Work required >>
Transcribe the full listing exactly, and drop every picture.

Information provided >>
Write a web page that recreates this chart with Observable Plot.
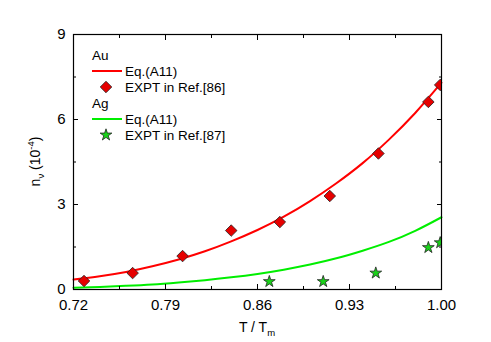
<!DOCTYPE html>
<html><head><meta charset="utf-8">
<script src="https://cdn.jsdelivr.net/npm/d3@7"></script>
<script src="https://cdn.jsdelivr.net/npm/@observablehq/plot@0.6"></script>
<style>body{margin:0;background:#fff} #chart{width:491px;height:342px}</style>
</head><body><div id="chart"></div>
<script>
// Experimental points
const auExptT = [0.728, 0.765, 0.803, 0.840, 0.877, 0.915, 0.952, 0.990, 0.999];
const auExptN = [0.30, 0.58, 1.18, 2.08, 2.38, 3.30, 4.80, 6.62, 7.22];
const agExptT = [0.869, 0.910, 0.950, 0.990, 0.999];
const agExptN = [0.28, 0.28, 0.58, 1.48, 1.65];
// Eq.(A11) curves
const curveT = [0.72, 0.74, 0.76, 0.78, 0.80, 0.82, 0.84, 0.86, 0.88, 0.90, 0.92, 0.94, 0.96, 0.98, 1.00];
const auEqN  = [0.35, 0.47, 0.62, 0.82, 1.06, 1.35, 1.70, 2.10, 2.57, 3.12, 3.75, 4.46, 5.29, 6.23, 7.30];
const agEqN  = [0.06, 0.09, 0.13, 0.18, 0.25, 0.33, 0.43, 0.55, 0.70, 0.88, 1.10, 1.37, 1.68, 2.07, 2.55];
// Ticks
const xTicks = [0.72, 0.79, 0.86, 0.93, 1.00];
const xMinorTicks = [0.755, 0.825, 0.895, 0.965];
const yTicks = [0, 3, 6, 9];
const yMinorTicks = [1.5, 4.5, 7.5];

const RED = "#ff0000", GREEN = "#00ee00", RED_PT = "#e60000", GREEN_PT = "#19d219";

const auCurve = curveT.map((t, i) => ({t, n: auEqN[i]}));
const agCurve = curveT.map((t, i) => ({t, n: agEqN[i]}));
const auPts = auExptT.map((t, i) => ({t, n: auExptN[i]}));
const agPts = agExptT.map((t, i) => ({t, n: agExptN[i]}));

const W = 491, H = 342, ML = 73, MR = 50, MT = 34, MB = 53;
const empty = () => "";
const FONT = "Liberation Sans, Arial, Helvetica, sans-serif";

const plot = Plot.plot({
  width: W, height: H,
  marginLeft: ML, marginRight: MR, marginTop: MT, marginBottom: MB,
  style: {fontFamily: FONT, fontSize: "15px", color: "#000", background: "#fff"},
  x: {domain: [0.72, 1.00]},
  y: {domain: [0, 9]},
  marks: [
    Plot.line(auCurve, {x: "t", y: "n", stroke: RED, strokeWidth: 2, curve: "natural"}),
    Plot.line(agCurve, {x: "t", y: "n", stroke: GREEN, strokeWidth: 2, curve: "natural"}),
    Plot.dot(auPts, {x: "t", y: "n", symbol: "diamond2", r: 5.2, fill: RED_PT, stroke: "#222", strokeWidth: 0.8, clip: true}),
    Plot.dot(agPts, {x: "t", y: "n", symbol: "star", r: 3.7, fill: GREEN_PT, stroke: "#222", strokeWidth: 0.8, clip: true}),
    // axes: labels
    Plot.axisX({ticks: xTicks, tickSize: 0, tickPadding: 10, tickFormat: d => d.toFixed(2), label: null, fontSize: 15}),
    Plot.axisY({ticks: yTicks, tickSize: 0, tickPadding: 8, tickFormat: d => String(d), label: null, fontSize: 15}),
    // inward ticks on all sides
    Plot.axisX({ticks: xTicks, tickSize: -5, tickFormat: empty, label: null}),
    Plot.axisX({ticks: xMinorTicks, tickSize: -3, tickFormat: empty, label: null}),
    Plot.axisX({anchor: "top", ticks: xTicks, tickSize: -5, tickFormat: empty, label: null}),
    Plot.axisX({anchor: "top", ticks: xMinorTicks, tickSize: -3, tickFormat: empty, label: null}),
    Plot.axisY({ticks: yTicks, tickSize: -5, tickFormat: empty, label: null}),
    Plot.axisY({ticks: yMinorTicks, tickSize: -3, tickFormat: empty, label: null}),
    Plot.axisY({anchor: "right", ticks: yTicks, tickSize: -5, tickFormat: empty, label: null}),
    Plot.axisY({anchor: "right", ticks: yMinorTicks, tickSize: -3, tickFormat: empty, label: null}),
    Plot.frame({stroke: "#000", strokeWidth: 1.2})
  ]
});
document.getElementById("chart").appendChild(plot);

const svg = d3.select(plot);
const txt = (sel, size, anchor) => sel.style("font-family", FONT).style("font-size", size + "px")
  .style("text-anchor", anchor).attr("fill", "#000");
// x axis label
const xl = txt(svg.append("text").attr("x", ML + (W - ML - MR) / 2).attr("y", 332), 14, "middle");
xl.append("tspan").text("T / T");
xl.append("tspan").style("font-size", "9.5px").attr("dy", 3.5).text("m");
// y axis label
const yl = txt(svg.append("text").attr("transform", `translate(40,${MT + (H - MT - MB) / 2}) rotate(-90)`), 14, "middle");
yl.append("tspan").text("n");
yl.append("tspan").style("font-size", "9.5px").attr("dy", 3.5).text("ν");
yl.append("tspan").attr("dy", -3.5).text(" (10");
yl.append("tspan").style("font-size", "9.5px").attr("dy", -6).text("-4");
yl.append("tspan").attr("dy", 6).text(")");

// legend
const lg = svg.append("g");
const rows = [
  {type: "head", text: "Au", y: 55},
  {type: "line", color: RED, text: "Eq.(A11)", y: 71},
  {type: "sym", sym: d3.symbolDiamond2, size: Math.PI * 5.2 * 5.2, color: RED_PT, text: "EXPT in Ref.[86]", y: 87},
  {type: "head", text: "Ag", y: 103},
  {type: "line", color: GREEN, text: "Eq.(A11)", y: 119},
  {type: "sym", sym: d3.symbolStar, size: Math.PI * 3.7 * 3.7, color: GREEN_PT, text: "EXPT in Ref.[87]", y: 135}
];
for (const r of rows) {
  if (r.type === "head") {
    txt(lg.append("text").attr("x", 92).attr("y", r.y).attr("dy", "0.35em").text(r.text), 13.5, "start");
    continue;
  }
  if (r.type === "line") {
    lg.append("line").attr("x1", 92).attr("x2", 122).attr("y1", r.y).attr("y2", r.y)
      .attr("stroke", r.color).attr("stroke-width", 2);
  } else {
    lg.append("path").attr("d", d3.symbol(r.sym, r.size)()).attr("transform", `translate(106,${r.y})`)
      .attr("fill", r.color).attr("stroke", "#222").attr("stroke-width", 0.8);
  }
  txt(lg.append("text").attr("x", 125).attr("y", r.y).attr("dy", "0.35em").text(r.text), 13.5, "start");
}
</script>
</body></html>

Solution below >>
Write a web page that recreates this chart with Observable Plot.
<!DOCTYPE html>
<html><head><meta charset="utf-8">
<script src="https://cdn.jsdelivr.net/npm/d3@7"></script>
<script src="https://cdn.jsdelivr.net/npm/@observablehq/plot@0.6"></script>
<style>body{margin:0;background:#fff} #chart{width:491px;height:342px}</style>
</head><body><div id="chart"></div>
<script>
// Experimental points
const auExptT = [0.728, 0.765, 0.803, 0.840, 0.877, 0.915, 0.952, 0.990, 0.999];
const auExptN = [0.30, 0.58, 1.18, 2.08, 2.38, 3.30, 4.80, 6.62, 7.22];
const agExptT = [0.869, 0.910, 0.950, 0.990, 0.999];
const agExptN = [0.28, 0.28, 0.58, 1.48, 1.65];
// Eq.(A11) curves
const curveT = [0.72, 0.74, 0.76, 0.78, 0.80, 0.82, 0.84, 0.86, 0.88, 0.90, 0.92, 0.94, 0.96, 0.98, 1.00];
const auEqN  = [0.35, 0.47, 0.62, 0.82, 1.06, 1.35, 1.70, 2.10, 2.57, 3.12, 3.75, 4.46, 5.29, 6.23, 7.30];
const agEqN  = [0.06, 0.09, 0.13, 0.18, 0.25, 0.33, 0.43, 0.55, 0.70, 0.88, 1.10, 1.37, 1.68, 2.07, 2.55];
// Ticks
const xTicks = [0.72, 0.79, 0.86, 0.93, 1.00];
const xMinorTicks = [0.755, 0.825, 0.895, 0.965];
const yTicks = [0, 3, 6, 9];
const yMinorTicks = [1.5, 4.5, 7.5];

const RED = "#ff0000", GREEN = "#00ee00", RED_PT = "#e60000", GREEN_PT = "#19d219";

const auCurve = curveT.map((t, i) => ({t, n: auEqN[i]}));
const agCurve = curveT.map((t, i) => ({t, n: agEqN[i]}));
const auPts = auExptT.map((t, i) => ({t, n: auExptN[i]}));
const agPts = agExptT.map((t, i) => ({t, n: agExptN[i]}));

const W = 491, H = 342, ML = 73, MR = 50, MT = 34, MB = 53;
const empty = () => "";
const FONT = "Liberation Sans, Arial, Helvetica, sans-serif";

const plot = Plot.plot({
  width: W, height: H,
  marginLeft: ML, marginRight: MR, marginTop: MT, marginBottom: MB,
  style: {fontFamily: FONT, fontSize: "15px", color: "#000", background: "#fff"},
  x: {domain: [0.72, 1.00]},
  y: {domain: [0, 9]},
  marks: [
    Plot.line(auCurve, {x: "t", y: "n", stroke: RED, strokeWidth: 2, curve: "natural"}),
    Plot.line(agCurve, {x: "t", y: "n", stroke: GREEN, strokeWidth: 2, curve: "natural"}),
    Plot.dot(auPts, {x: "t", y: "n", symbol: "diamond2", r: 5.2, fill: RED_PT, stroke: "#222", strokeWidth: 0.8, clip: true}),
    Plot.dot(agPts, {x: "t", y: "n", symbol: "star", r: 3.7, fill: GREEN_PT, stroke: "#222", strokeWidth: 0.8, clip: true}),
    // axes: labels
    Plot.axisX({ticks: xTicks, tickSize: 0, tickPadding: 10, tickFormat: d => d.toFixed(2), label: null, fontSize: 15}),
    Plot.axisY({ticks: yTicks, tickSize: 0, tickPadding: 8, tickFormat: d => String(d), label: null, fontSize: 15}),
    // inward ticks on all sides
    Plot.axisX({ticks: xTicks, tickSize: -5, tickFormat: empty, label: null}),
    Plot.axisX({ticks: xMinorTicks, tickSize: -3, tickFormat: empty, label: null}),
    Plot.axisX({anchor: "top", ticks: xTicks, tickSize: -5, tickFormat: empty, label: null}),
    Plot.axisX({anchor: "top", ticks: xMinorTicks, tickSize: -3, tickFormat: empty, label: null}),
    Plot.axisY({ticks: yTicks, tickSize: -5, tickFormat: empty, label: null}),
    Plot.axisY({ticks: yMinorTicks, tickSize: -3, tickFormat: empty, label: null}),
    Plot.axisY({anchor: "right", ticks: yTicks, tickSize: -5, tickFormat: empty, label: null}),
    Plot.axisY({anchor: "right", ticks: yMinorTicks, tickSize: -3, tickFormat: empty, label: null}),
    Plot.frame({stroke: "#000", strokeWidth: 1.2})
  ]
});
document.getElementById("chart").appendChild(plot);

const svg = d3.select(plot);
const txt = (sel, size, anchor) => sel.style("font-family", FONT).style("font-size", size + "px")
  .style("text-anchor", anchor).attr("fill", "#000");
// x axis label
const xl = txt(svg.append("text").attr("x", ML + (W - ML - MR) / 2).attr("y", 332), 14, "middle");
xl.append("tspan").text("T / T");
xl.append("tspan").style("font-size", "9.5px").attr("dy", 3.5).text("m");
// y axis label
const yl = txt(svg.append("text").attr("transform", `translate(40,${MT + (H - MT - MB) / 2}) rotate(-90)`), 14, "middle");
yl.append("tspan").text("n");
yl.append("tspan").style("font-size", "9.5px").attr("dy", 3.5).text("ν");
yl.append("tspan").attr("dy", -3.5).text(" (10");
yl.append("tspan").style("font-size", "9.5px").attr("dy", -6).text("-4");
yl.append("tspan").attr("dy", 6).text(")");

// legend
const lg = svg.append("g");
const rows = [
  {type: "head", text: "Au", y: 55},
  {type: "line", color: RED, text: "Eq.(A11)", y: 71},
  {type: "sym", sym: d3.symbolDiamond2, size: Math.PI * 5.2 * 5.2, color: RED_PT, text: "EXPT in Ref.[86]", y: 87},
  {type: "head", text: "Ag", y: 103},
  {type: "line", color: GREEN, text: "Eq.(A11)", y: 119},
  {type: "sym", sym: d3.symbolStar, size: Math.PI * 3.7 * 3.7, color: GREEN_PT, text: "EXPT in Ref.[87]", y: 135}
];
for (const r of rows) {
  if (r.type === "head") {
    txt(lg.append("text").attr("x", 92).attr("y", r.y).attr("dy", "0.35em").text(r.text), 13.5, "start");
    continue;
  }
  if (r.type === "line") {
    lg.append("line").attr("x1", 92).attr("x2", 122).attr("y1", r.y).attr("y2", r.y)
      .attr("stroke", r.color).attr("stroke-width", 2);
  } else {
    lg.append("path").attr("d", d3.symbol(r.sym, r.size)()).attr("transform", `translate(106,${r.y})`)
      .attr("fill", r.color).attr("stroke", "#222").attr("stroke-width", 0.8);
  }
  txt(lg.append("text").attr("x", 125).attr("y", r.y).attr("dy", "0.35em").text(r.text), 13.5, "start");
}
</script>
</body></html>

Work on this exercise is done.